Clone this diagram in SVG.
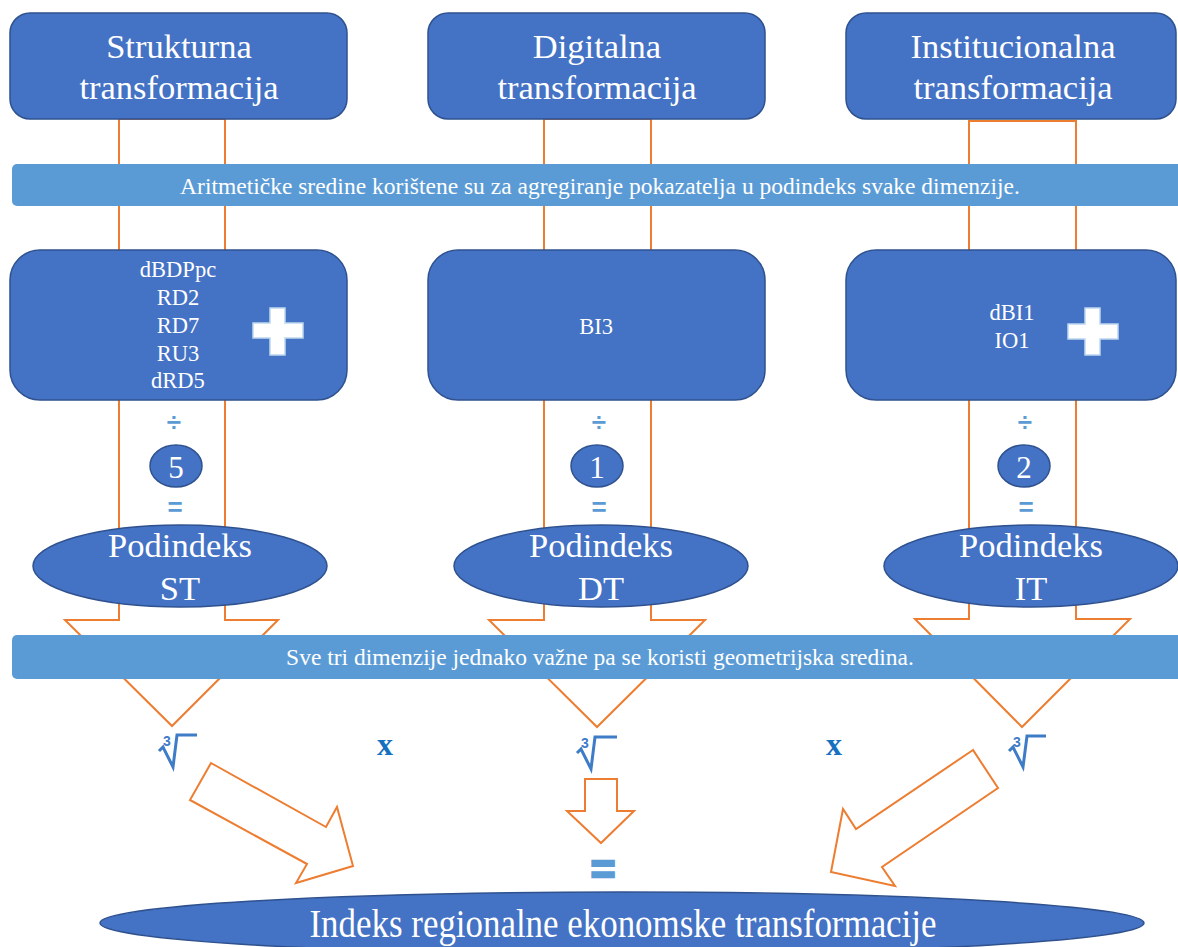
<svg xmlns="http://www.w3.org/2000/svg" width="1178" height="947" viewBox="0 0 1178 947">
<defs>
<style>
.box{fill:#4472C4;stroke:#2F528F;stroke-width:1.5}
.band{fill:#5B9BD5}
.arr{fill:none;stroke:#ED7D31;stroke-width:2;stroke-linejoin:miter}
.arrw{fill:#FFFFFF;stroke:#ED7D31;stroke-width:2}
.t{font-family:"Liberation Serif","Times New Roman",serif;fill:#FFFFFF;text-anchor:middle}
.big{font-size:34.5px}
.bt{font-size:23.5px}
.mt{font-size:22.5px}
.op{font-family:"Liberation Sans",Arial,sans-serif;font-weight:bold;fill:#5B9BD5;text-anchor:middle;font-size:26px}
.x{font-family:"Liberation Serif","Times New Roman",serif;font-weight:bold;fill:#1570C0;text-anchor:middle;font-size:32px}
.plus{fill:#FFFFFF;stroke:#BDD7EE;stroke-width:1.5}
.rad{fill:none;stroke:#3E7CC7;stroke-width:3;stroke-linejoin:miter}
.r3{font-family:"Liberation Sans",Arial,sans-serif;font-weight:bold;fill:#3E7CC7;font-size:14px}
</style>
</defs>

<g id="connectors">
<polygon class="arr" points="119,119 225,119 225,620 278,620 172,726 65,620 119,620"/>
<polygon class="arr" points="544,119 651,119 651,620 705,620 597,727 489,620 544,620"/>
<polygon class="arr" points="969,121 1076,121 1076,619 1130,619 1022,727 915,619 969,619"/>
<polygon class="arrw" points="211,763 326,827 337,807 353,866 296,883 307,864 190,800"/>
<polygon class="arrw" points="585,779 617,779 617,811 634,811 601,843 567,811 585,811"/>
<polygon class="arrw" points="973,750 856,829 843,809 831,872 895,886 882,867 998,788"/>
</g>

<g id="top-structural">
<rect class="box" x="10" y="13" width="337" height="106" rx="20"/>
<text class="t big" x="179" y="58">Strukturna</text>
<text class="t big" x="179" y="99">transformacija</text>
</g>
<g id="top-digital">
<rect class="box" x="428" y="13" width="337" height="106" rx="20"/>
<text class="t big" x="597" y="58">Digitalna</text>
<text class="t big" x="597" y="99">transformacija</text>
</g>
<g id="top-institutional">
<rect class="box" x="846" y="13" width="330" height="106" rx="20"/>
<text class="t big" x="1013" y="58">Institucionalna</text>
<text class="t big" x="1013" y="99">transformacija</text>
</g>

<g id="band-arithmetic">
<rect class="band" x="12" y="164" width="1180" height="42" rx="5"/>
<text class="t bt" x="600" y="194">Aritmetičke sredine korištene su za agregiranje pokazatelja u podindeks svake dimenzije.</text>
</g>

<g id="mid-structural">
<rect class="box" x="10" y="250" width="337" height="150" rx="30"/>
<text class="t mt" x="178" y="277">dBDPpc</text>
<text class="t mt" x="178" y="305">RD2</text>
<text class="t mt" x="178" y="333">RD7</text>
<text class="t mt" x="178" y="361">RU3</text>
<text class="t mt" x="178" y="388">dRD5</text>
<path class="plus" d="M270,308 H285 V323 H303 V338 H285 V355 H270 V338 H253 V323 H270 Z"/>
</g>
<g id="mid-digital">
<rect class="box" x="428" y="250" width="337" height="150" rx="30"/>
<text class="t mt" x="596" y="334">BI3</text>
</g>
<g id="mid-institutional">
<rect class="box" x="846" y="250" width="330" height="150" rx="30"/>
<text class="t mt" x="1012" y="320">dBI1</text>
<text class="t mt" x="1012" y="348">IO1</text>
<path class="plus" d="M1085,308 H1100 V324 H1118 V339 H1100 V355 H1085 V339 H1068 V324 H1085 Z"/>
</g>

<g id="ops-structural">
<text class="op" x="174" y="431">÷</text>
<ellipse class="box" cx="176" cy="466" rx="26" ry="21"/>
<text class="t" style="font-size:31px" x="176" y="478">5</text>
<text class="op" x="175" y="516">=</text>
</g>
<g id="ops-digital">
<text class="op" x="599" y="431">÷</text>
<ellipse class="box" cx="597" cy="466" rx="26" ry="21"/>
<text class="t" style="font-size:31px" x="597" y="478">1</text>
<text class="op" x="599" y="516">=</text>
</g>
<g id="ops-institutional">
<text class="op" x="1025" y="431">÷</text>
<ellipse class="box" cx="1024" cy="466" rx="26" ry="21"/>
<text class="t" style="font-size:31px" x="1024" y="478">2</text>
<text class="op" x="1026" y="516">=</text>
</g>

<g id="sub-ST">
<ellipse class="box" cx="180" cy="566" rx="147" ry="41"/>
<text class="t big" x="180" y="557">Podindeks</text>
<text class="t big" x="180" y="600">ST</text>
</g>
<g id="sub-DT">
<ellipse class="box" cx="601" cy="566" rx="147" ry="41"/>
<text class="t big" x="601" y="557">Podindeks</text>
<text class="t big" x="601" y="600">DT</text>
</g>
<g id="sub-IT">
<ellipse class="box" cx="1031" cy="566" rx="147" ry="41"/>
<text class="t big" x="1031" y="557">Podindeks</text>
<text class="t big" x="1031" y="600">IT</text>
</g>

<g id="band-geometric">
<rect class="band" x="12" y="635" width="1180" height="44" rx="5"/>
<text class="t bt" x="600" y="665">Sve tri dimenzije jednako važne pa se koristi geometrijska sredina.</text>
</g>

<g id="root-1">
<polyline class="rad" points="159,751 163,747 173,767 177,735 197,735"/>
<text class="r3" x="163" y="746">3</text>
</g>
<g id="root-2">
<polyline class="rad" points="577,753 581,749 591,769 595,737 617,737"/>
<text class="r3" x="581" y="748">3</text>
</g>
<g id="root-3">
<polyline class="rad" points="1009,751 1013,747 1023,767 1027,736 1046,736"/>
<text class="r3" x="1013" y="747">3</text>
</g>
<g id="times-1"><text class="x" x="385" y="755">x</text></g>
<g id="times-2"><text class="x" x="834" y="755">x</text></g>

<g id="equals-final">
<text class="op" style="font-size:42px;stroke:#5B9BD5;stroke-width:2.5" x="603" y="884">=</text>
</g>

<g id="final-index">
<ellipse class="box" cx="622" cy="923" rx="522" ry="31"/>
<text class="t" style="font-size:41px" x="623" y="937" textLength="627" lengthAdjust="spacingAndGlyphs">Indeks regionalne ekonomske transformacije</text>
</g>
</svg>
──────────
TASK DETAILS: Copy out every line of the material above exactly, skipping the pictures.

REPLY:
Clone this diagram in SVG.
<svg xmlns="http://www.w3.org/2000/svg" width="1178" height="947" viewBox="0 0 1178 947">
<defs>
<style>
.box{fill:#4472C4;stroke:#2F528F;stroke-width:1.5}
.band{fill:#5B9BD5}
.arr{fill:none;stroke:#ED7D31;stroke-width:2;stroke-linejoin:miter}
.arrw{fill:#FFFFFF;stroke:#ED7D31;stroke-width:2}
.t{font-family:"Liberation Serif","Times New Roman",serif;fill:#FFFFFF;text-anchor:middle}
.big{font-size:34.5px}
.bt{font-size:23.5px}
.mt{font-size:22.5px}
.op{font-family:"Liberation Sans",Arial,sans-serif;font-weight:bold;fill:#5B9BD5;text-anchor:middle;font-size:26px}
.x{font-family:"Liberation Serif","Times New Roman",serif;font-weight:bold;fill:#1570C0;text-anchor:middle;font-size:32px}
.plus{fill:#FFFFFF;stroke:#BDD7EE;stroke-width:1.5}
.rad{fill:none;stroke:#3E7CC7;stroke-width:3;stroke-linejoin:miter}
.r3{font-family:"Liberation Sans",Arial,sans-serif;font-weight:bold;fill:#3E7CC7;font-size:14px}
</style>
</defs>

<g id="connectors">
<polygon class="arr" points="119,119 225,119 225,620 278,620 172,726 65,620 119,620"/>
<polygon class="arr" points="544,119 651,119 651,620 705,620 597,727 489,620 544,620"/>
<polygon class="arr" points="969,121 1076,121 1076,619 1130,619 1022,727 915,619 969,619"/>
<polygon class="arrw" points="211,763 326,827 337,807 353,866 296,883 307,864 190,800"/>
<polygon class="arrw" points="585,779 617,779 617,811 634,811 601,843 567,811 585,811"/>
<polygon class="arrw" points="973,750 856,829 843,809 831,872 895,886 882,867 998,788"/>
</g>

<g id="top-structural">
<rect class="box" x="10" y="13" width="337" height="106" rx="20"/>
<text class="t big" x="179" y="58">Strukturna</text>
<text class="t big" x="179" y="99">transformacija</text>
</g>
<g id="top-digital">
<rect class="box" x="428" y="13" width="337" height="106" rx="20"/>
<text class="t big" x="597" y="58">Digitalna</text>
<text class="t big" x="597" y="99">transformacija</text>
</g>
<g id="top-institutional">
<rect class="box" x="846" y="13" width="330" height="106" rx="20"/>
<text class="t big" x="1013" y="58">Institucionalna</text>
<text class="t big" x="1013" y="99">transformacija</text>
</g>

<g id="band-arithmetic">
<rect class="band" x="12" y="164" width="1180" height="42" rx="5"/>
<text class="t bt" x="600" y="194">Aritmetičke sredine korištene su za agregiranje pokazatelja u podindeks svake dimenzije.</text>
</g>

<g id="mid-structural">
<rect class="box" x="10" y="250" width="337" height="150" rx="30"/>
<text class="t mt" x="178" y="277">dBDPpc</text>
<text class="t mt" x="178" y="305">RD2</text>
<text class="t mt" x="178" y="333">RD7</text>
<text class="t mt" x="178" y="361">RU3</text>
<text class="t mt" x="178" y="388">dRD5</text>
<path class="plus" d="M270,308 H285 V323 H303 V338 H285 V355 H270 V338 H253 V323 H270 Z"/>
</g>
<g id="mid-digital">
<rect class="box" x="428" y="250" width="337" height="150" rx="30"/>
<text class="t mt" x="596" y="334">BI3</text>
</g>
<g id="mid-institutional">
<rect class="box" x="846" y="250" width="330" height="150" rx="30"/>
<text class="t mt" x="1012" y="320">dBI1</text>
<text class="t mt" x="1012" y="348">IO1</text>
<path class="plus" d="M1085,308 H1100 V324 H1118 V339 H1100 V355 H1085 V339 H1068 V324 H1085 Z"/>
</g>

<g id="ops-structural">
<text class="op" x="174" y="431">÷</text>
<ellipse class="box" cx="176" cy="466" rx="26" ry="21"/>
<text class="t" style="font-size:31px" x="176" y="478">5</text>
<text class="op" x="175" y="516">=</text>
</g>
<g id="ops-digital">
<text class="op" x="599" y="431">÷</text>
<ellipse class="box" cx="597" cy="466" rx="26" ry="21"/>
<text class="t" style="font-size:31px" x="597" y="478">1</text>
<text class="op" x="599" y="516">=</text>
</g>
<g id="ops-institutional">
<text class="op" x="1025" y="431">÷</text>
<ellipse class="box" cx="1024" cy="466" rx="26" ry="21"/>
<text class="t" style="font-size:31px" x="1024" y="478">2</text>
<text class="op" x="1026" y="516">=</text>
</g>

<g id="sub-ST">
<ellipse class="box" cx="180" cy="566" rx="147" ry="41"/>
<text class="t big" x="180" y="557">Podindeks</text>
<text class="t big" x="180" y="600">ST</text>
</g>
<g id="sub-DT">
<ellipse class="box" cx="601" cy="566" rx="147" ry="41"/>
<text class="t big" x="601" y="557">Podindeks</text>
<text class="t big" x="601" y="600">DT</text>
</g>
<g id="sub-IT">
<ellipse class="box" cx="1031" cy="566" rx="147" ry="41"/>
<text class="t big" x="1031" y="557">Podindeks</text>
<text class="t big" x="1031" y="600">IT</text>
</g>

<g id="band-geometric">
<rect class="band" x="12" y="635" width="1180" height="44" rx="5"/>
<text class="t bt" x="600" y="665">Sve tri dimenzije jednako važne pa se koristi geometrijska sredina.</text>
</g>

<g id="root-1">
<polyline class="rad" points="159,751 163,747 173,767 177,735 197,735"/>
<text class="r3" x="163" y="746">3</text>
</g>
<g id="root-2">
<polyline class="rad" points="577,753 581,749 591,769 595,737 617,737"/>
<text class="r3" x="581" y="748">3</text>
</g>
<g id="root-3">
<polyline class="rad" points="1009,751 1013,747 1023,767 1027,736 1046,736"/>
<text class="r3" x="1013" y="747">3</text>
</g>
<g id="times-1"><text class="x" x="385" y="755">x</text></g>
<g id="times-2"><text class="x" x="834" y="755">x</text></g>

<g id="equals-final">
<text class="op" style="font-size:42px;stroke:#5B9BD5;stroke-width:2.5" x="603" y="884">=</text>
</g>

<g id="final-index">
<ellipse class="box" cx="622" cy="923" rx="522" ry="31"/>
<text class="t" style="font-size:41px" x="623" y="937" textLength="627" lengthAdjust="spacingAndGlyphs">Indeks regionalne ekonomske transformacije</text>
</g>
</svg>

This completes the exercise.